Vandal Arrested after Spray-Painting Profanity on Washington Monument

'Our expert team is aware of the issue and will get to work first thing in the morning...'

(Jacob Bruns, Headline USA) The Washington Monument was closed Tuesday after a man vandalized the iconic obelisk on Washington, D.C.’s National Mall, writing a profane message with red paint, Forbes reported.

A male suspect was immediately detained.

“The United States Park Police has an adult male in custody for vandalizing the base of the Washington Monument with paint,” U.S. Park Police reported.

The suspect, who has not yet been named, was taken into custody after throwing paint at the monument and writing the message: “Have u been f***ed by this ↑” followed, in smaller text, by “Gov says tough s**t.”

The National Mall National Park Service said it they would begin restoration immediately.

“Our expert team is aware of the issue and will get to work first thing in the morning,” said a message posted on the NPS Twitter acccount.

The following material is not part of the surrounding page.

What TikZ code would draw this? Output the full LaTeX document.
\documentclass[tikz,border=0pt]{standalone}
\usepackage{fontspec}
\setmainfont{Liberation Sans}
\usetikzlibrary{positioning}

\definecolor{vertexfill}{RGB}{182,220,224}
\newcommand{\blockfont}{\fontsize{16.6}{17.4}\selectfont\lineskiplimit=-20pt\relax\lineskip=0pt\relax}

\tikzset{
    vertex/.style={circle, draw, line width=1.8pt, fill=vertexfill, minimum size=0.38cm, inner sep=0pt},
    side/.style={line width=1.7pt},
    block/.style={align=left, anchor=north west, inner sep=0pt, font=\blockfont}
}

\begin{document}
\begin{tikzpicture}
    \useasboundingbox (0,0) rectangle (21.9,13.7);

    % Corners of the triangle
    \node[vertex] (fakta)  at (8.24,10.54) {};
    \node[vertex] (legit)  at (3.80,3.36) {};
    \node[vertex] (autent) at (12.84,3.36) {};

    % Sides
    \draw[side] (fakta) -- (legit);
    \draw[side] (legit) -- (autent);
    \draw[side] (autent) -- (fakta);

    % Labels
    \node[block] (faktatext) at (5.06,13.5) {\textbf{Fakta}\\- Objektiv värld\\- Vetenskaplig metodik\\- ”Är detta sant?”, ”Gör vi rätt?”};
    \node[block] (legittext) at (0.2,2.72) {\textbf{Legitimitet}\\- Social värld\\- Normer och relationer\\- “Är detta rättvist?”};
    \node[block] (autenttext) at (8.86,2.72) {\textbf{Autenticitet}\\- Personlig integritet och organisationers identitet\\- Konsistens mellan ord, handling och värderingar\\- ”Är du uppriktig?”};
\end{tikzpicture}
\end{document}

It noting that removal of the paint would likely take several weeks.

Unpatriotic vandals have profaned numerous monuments in recent years, the most prominent assaults coming in the wake of the 2020 George Floyd riots.

At that time, they vandalized the Lincoln Memorial, the World War II Memorial and the Brigadier General Casimir Pulaski statue in Freedom Plaza.

That same summer, there was a concerted effort across the nation to cancel all monuments that recalled what some percieve to be America’s racist past—sometimes even those who fought on behalf of the slavery abolition movement but were denounced as stereotypical “white saviors” or enablers of systemic, capitalist oppression.

At that time, a leftist task force commissioned by the D.C.’s local government recommended renaming, relocating or adding context to dozens of monuments, schools, parks and buildings because of their namesakes’ participation in slavery or racial oppression.

The task force, selected by D.C. Mayor Muriel Bowser, recommended remaking the monuments to attack “key disqualifying histories, including participation in slavery, systemic racism, mistreatment of, or actions that suppressed equality for, persons of color, women and LGBTQ communities and violation of the DC Human Rights Act.”